Categories: Artificial Intelligence / GUI Agents

MiningLamp Mano Unveils New Era of GUI Agents with Global SOTA on Mind2Web and OSWorld Benchmarks

MiningLamp Mano Unveils New Era of GUI Agents with Global SOTA on Mind2Web and OSWorld Benchmarks

Introduction: A New Era for GUI Agents

In 2025, the AI community is buzzing about agents that can learn to operate like humans on mobile devices and desktop GUI environments. MiningLamp Technology, a leading Chinese enterprise in enterprise-scale large models and data intelligence, has announced a major milestone. Its specialized GUI large model, Mano, has achieved state-of-the-art (SOTA) performance on two respected benchmarks: Mind2Web and OSWorld. The company asserts that through innovative online reinforcement learning and automated data acquisition, Mano inaugurates a scalable, self-evolving paradigm for GUI agent development.

Mind2Web Benchmark: Precision in Complex Web Environments

Mind2Web tests an agent’s ability to locate target elements within 137 websites and execute multi-step sequences across over 2,350 real-world tasks. Mano’s core strength is summarized as:

  • High Element Accuracy (Ele.Acc) and robust Step Success Rate (Step SR) — demonstrating superior capability to identify and interact with interface elements across dynamic DOM structures.
  • Operational F1 Score (Op.F1) that matches or slightly exceeds leading models, reflecting precision in turning observations into actionable operation sequences.

The technical report indicates Mano not only outperforms peers but also validates its ability to maintain performance as web interfaces evolve, a key requirement for truly useful GUI agents.

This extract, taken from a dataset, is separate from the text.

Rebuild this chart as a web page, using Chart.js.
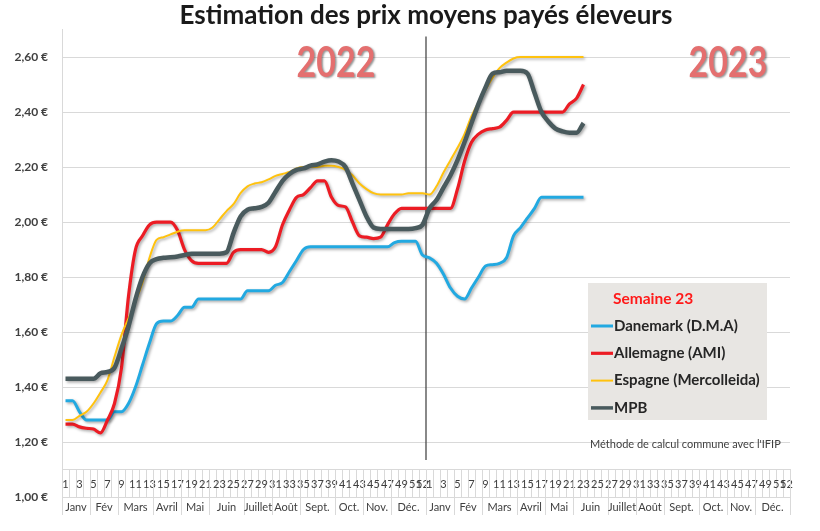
<!DOCTYPE html>
<html>
<head>
<meta charset="utf-8">
<script src="https://cdn.jsdelivr.net/npm/chart.js@4.4.1/dist/chart.umd.min.js"></script>
<style>
  html, body { margin: 0; padding: 0; background: #fff; }
  #wrap { width: 820px; height: 531px; }
</style>
</head>
<body>
<div id="wrap"><canvas id="chart"></canvas></div>
<script>
/* Prix moyens payés éleveurs 2022-2023 (semaines) */

const WEEKS = [1, 2, 3, 4, 5, 6, 7, 8, 9, 10, 11, 12, 13, 14, 15, 16, 17, 18, 19, 20, 21, 22, 23, 24, 25, 26,
  27, 28, 29, 30, 31, 32, 33, 34, 35, 36, 37, 38, 39, 40, 41, 42, 43, 44, 45, 46, 47, 48, 49, 50, 51, 52];
const MONTHS = ["Janv", "Fév", "Mars", "Avril", "Mai", "Juin", "Juillet", "Août", "Sept.", "Oct.", "Nov.", "Déc."];
const MONTH_WEEKS = [4, 4, 5, 4, 4, 5, 4, 4, 5, 4, 4, 5];
const YEARS = ["2022", "2023"];

const DK_2022 = [1.35, 1.35, 1.31, 1.28, 1.28, 1.28, 1.28, 1.31, 1.31, 1.34, 1.40, 1.48, 1.56, 1.63, 1.64, 1.64,
  1.66, 1.69, 1.69, 1.72, 1.72, 1.72, 1.72, 1.72, 1.72, 1.72, 1.75, 1.75, 1.75, 1.75, 1.77, 1.78, 1.82, 1.86,
  1.90, 1.91, 1.91, 1.91, 1.91, 1.91, 1.91, 1.91, 1.91, 1.91, 1.91, 1.91, 1.91, 1.925, 1.93, 1.93, 1.93, 1.88];
const DK_2023 = [1.87, 1.85, 1.81, 1.76, 1.73, 1.72, 1.76, 1.80, 1.84, 1.845, 1.85, 1.87, 1.95, 1.98, 2.015,
  2.05, 2.09, 2.09, 2.09, 2.09, 2.09, 2.09, 2.09];

const DE_2022 = [1.265, 1.265, 1.255, 1.25, 1.247, 1.233, 1.28, 1.34, 1.47, 1.73, 1.90, 1.95, 1.99, 2.00, 2.00,
  2.00, 1.97, 1.90, 1.86, 1.85, 1.85, 1.85, 1.85, 1.85, 1.89, 1.90, 1.90, 1.90, 1.90, 1.89, 1.91, 1.99, 2.045,
  2.09, 2.10, 2.125, 2.15, 2.15, 2.09, 2.06, 2.055, 2.00, 1.95, 1.945, 1.94, 1.945, 1.99, 2.03, 2.05, 2.05, 2.05, 2.05];
const DE_2023 = [2.05, 2.05, 2.05, 2.05, 2.12, 2.22, 2.29, 2.32, 2.335, 2.34, 2.345, 2.37, 2.40, 2.40, 2.40,
  2.40, 2.40, 2.40, 2.40, 2.40, 2.43, 2.45, 2.50];

const ES_2022 = [1.28, 1.28, 1.295, 1.31, 1.34, 1.38, 1.425, 1.51, 1.59, 1.65, 1.71, 1.78, 1.87, 1.935, 1.945,
  1.955, 1.965, 1.97, 1.97, 1.97, 1.97, 1.98, 2.01, 2.04, 2.065, 2.105, 2.13, 2.14, 2.145, 2.155, 2.168, 2.175,
  2.182, 2.195, 2.20, 2.20, 2.20, 2.205, 2.205, 2.20, 2.19, 2.17, 2.14, 2.12, 2.105, 2.10, 2.10, 2.10, 2.10,
  2.105, 2.105, 2.105];
const ES_2023 = [2.10, 2.13, 2.18, 2.225, 2.27, 2.32, 2.385, 2.435, 2.48, 2.525, 2.56, 2.58, 2.595, 2.60, 2.60,
  2.60, 2.60, 2.60, 2.60, 2.60, 2.60, 2.60, 2.60];

const MPB_2022 = [1.43, 1.43, 1.43, 1.43, 1.43, 1.45, 1.455, 1.47, 1.54, 1.62, 1.72, 1.80, 1.85, 1.865, 1.87,
  1.872, 1.875, 1.88, 1.885, 1.885, 1.885, 1.885, 1.885, 1.89, 1.96, 2.02, 2.045, 2.05, 2.055, 2.07, 2.11, 2.15,
  2.175, 2.19, 2.195, 2.205, 2.21, 2.22, 2.225, 2.22, 2.20, 2.14, 2.08, 2.02, 1.98, 1.975, 1.975, 1.975, 1.975,
  1.975, 1.978, 1.99];
const MPB_2023 = [2.05, 2.08, 2.125, 2.17, 2.225, 2.29, 2.36, 2.43, 2.49, 2.54, 2.545, 2.55, 2.55, 2.55, 2.54,
  2.47, 2.40, 2.365, 2.34, 2.33, 2.325, 2.325, 2.36];

const FONT = "Lato";
const GRID = "#d9d9d9";
const TXT = "#404040";

const LABELS = WEEKS.concat(WEEKS);

const series = [
  { label: "Danemark (D.M.A)", data: DK_2022.concat(DK_2023), color: "#22a9e1", width: 3, order: 4 },
  { label: "Allemagne (AMI)", data: DE_2022.concat(DE_2023), color: "#ec1c24", width: 3.2, order: 3 },
  { label: "Espagne (Mercolleida)", data: ES_2022.concat(ES_2023), color: "#ffc20e", width: 2, order: 2 },
  { label: "MPB", data: MPB_2022.concat(MPB_2023), color: "#495a5d", width: 4.5, order: 1 },
];

// ombre portée des courbes
const shadowPlugin = {
  id: "shadow",
  beforeDatasetDraw(chart) {
    const ctx = chart.ctx;
    ctx.save();
    ctx.shadowColor = "rgba(0,0,0,0.35)";
    ctx.shadowBlur = 3;
    ctx.shadowOffsetX = 1.5;
    ctx.shadowOffsetY = 1.5;
  },
  afterDatasetDraw(chart) {
    chart.ctx.restore();
  },
};

// séparateur d'années, mois, années, légende
const decorPlugin = {
  id: "decor",
  beforeDatasetsDraw(chart) {
    const { ctx, scales: { x, y } } = chart;
    const sx = x.getPixelForValue(WEEKS.length - 0.5);
    ctx.save();
    ctx.strokeStyle = "#3a3a3a";
    ctx.lineWidth = 1.2;
    ctx.beginPath();
    ctx.moveTo(sx, y.getPixelForValue(2.675));
    ctx.lineTo(sx, y.getPixelForValue(1.135));
    ctx.stroke();
    ctx.restore();
  },
  afterDraw(chart) {
    const { ctx, scales: { x, y } } = chart;
    const top = y.getPixelForValue(1.1);
    const mid = y.getPixelForValue(1.0);
    ctx.save();

    // ligne des mois
    ctx.strokeStyle = GRID;
    ctx.lineWidth = 1;
    ctx.fillStyle = TXT;
    ctx.font = `11px ${FONT}`;
    ctx.textAlign = "center";
    ctx.textBaseline = "middle";
    YEARS.forEach((yr, yi) => {
      let start = yi * WEEKS.length;
      MONTHS.forEach((m, mi) => {
        const end = start + MONTH_WEEKS[mi];
        const bx = Math.round(x.getPixelForValue(start - 0.5)) + 0.5;
        ctx.beginPath();
        ctx.moveTo(bx, top);
        ctx.lineTo(bx, mid + 18);
        ctx.stroke();
        ctx.fillText(m, x.getPixelForValue((start + end) / 2 - 0.5), mid + 10);
        start = end;
      });
    });
    const ex = Math.round(x.getPixelForValue(LABELS.length - 0.5)) + 0.5;
    ctx.beginPath();
    ctx.moveTo(ex, top);
    ctx.lineTo(ex, mid + 18);
    ctx.stroke();

    // années
    ctx.font = `bold 34px ${FONT}`;
    ctx.fillStyle = "#e46f6f";
    ctx.shadowColor = "rgba(60,60,60,0.55)";
    ctx.shadowBlur = 2;
    ctx.shadowOffsetX = 1.5;
    ctx.shadowOffsetY = 1.5;
    [[336, 63], [728, 63]].forEach(([px, py], i) => {
      ctx.save();
      ctx.translate(px, py);
      ctx.scale(1, 1.25);
      ctx.fillText(YEARS[i], 0, 0);
      ctx.restore();
    });
    ctx.shadowColor = "transparent";

    // légende
    const lx = 588, ly = 283;
    ctx.fillStyle = "#e8e6e3";
    ctx.fillRect(lx, ly, 179, 137);
    ctx.textAlign = "left";
    ctx.font = `bold 15.5px ${FONT}`;
    ctx.fillStyle = "#ff1a1a";
    ctx.fillText("Semaine 23", lx + 25, ly + 16);
    ctx.font = `bold 15px ${FONT}`;
    series.forEach((s, i) => {
      const cy = ly + 43 + i * 27.3;
      ctx.strokeStyle = s.color;
      ctx.lineWidth = Math.min(s.width, 3.5);
      ctx.beginPath();
      ctx.moveTo(lx + 3, cy);
      ctx.lineTo(lx + 25, cy);
      ctx.stroke();
      ctx.fillStyle = "#262626";
      ctx.fillText(s.label, lx + 26, cy);
    });

    ctx.font = `11px ${FONT}`;
    ctx.fillStyle = TXT;
    ctx.fillText("Méthode de calcul commune avec l'IFIP", lx + 2, 444);
    ctx.restore();
  },
};

new Chart(document.getElementById("chart"), {
  type: "line",
  data: {
    labels: LABELS,
    datasets: series.map((s) => ({
      label: s.label,
      data: s.data,
      borderColor: s.color,
      backgroundColor: s.color,
      borderWidth: s.width,
      pointRadius: 0,
      fill: false,
      cubicInterpolationMode: "monotone",
      order: s.order,
    })),
  },
  options: {
    responsive: true,
    maintainAspectRatio: false,
    animation: false,
    layout: { padding: { left: 0, right: 30, top: 0, bottom: 34 } },
    plugins: {
      legend: { display: false },
      tooltip: { enabled: false },
      title: {
        display: true,
        fullSize: false,
        text: "Estimation des prix moyens payés éleveurs",
        color: "#1a1a1a",
        font: { family: FONT, size: 26, weight: "bold", lineHeight: 1.1 },
        padding: { top: 1, bottom: 0 },
      },
    },
    scales: {
      x: {
        type: "category",
        offset: true,
        position: { y: 1.1 },
        border: { display: true, color: GRID },
        grid: { offset: true, drawOnChartArea: false, drawTicks: true, tickLength: 27, color: GRID },
        ticks: {
          autoSkip: false,
          maxRotation: 0,
          padding: -19,
          color: TXT,
          font: { family: FONT, size: 11 },
          callback: (v, i) => {
            const w = LABELS[i];
            return w % 2 === 1 || w === 52 ? String(w) : "";
          },
        },
      },
      y: {
        min: 1.0,
        max: 2.7,
        afterBuildTicks: (s) => {
          s.ticks = s.ticks.filter((t) => Math.abs(t.value * 5 - Math.round(t.value * 5)) < 1e-6);
        },
        afterFit: (s) => { s.width = 62; },
        border: { display: true, color: GRID },
        grid: { color: GRID, drawTicks: false },
        ticks: {
          stepSize: 0.2,
          padding: 14,
          color: TXT,
          font: { family: FONT, size: 12, weight: "bold" },
          callback: (v) => v.toFixed(2).replace(".", ",") + " €",
        },
      },
    },
  },
  plugins: [shadowPlugin, decorPlugin],
});
</script>
</body>
</html>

OSWorld-Verified Benchmark: Desktop-Scale Mastery

OSWorld-Verified presents a tougher challenge on the desktop side, spanning 369 cross-application tasks across 10 categories, including browsers and office suites. Mano’s Foundation E2E GUI & Specialized Model evaluation delivered a notable boost: a 41.6%±0.7% success rate, surpassing models such as Qwen, GUI-Owl, and OpenCua. This achievement underscores Mano’s versatility in translating high-level instructions into reliable desktop actions.

Key Innovations Driving Mano’s Success

Highlight One: First Proposal of Online Reinforcement Learning

Mano introduces an online reinforcement learning (RL) paradigm for GUI interaction — a departure from the prevalent offline RL approach that relies on pre-collected datasets. By launching an automated explorer for real-time data acquisition, Mano continuously learns from current system interactions. The result is a dynamic balance between exploring new actions to gain insights and exploiting established strategies for reliable execution.

MiningLamp also built a simulation-environment pool with Browser Use Agent (BUA) and Computer Use Agent (CUA) to expose the model to diverse real-world Web GUI scenarios. An online sampling plus offline filtering workflow helps manage trajectory quality, filtering noisy data and gradually adjusting task difficulty to keep learning efficient and robust.

Highlight Two: Intelligent Exploration and Real-World Trajectory Capture

Large models excel at understanding broad instructions but often falter when breaking down complex, multi-step tasks into executable actions. Mano addresses this with an automated data-collection framework that scales with the complexity of GUI tasks. A scalable virtual environment cluster simulates varied interactive scenarios, allowing Mano to automatically generate target lists, prune rarely used functions, and provide structured context for exploration.

On the data side, a Chrome plugin named Mano-C extracts web-interactive elements with their spatial coordinates and semantic attributes. For desktop environments, A11y Tree parsing and OmniParseV2 filtering extend coverage. Semantic labels, functional descriptions, and interaction categories are generated by large models to form richly annotated supervision data. A prompt-based exploration module and explicit constraints prevent path loops, while a DFS-based exploration strategy captures screenshots and interaction sequences. The loop continues until exploration depth limits are reached, ensuring continual improvement.

Implications for the AI Industry

Mano’s achievements suggest a viable path toward generalizable GUI agents capable of robust operation across web and desktop interfaces. By combining online RL with automated data acquisition and a scalable environment, Mano demonstrates how GUI intelligence can evolve with real-world feedback rather than solely offline pretraining. This has implications for enterprise automation, software testing, accessibility, and the broader push toward autonomous software agents that can understand and manipulate user interfaces with human-like competence.

What’s Next

As Mano continues to mature, expect further enhancements in sample efficiency, broader OS coverage, and deeper integration with user workflows. The industry will be watching to see whether Mano’s online RL paradigm becomes a standard practice for GUI-driven AI systems, enabling more reliable, adaptable, and autonomous agents for day-to-day computing tasks.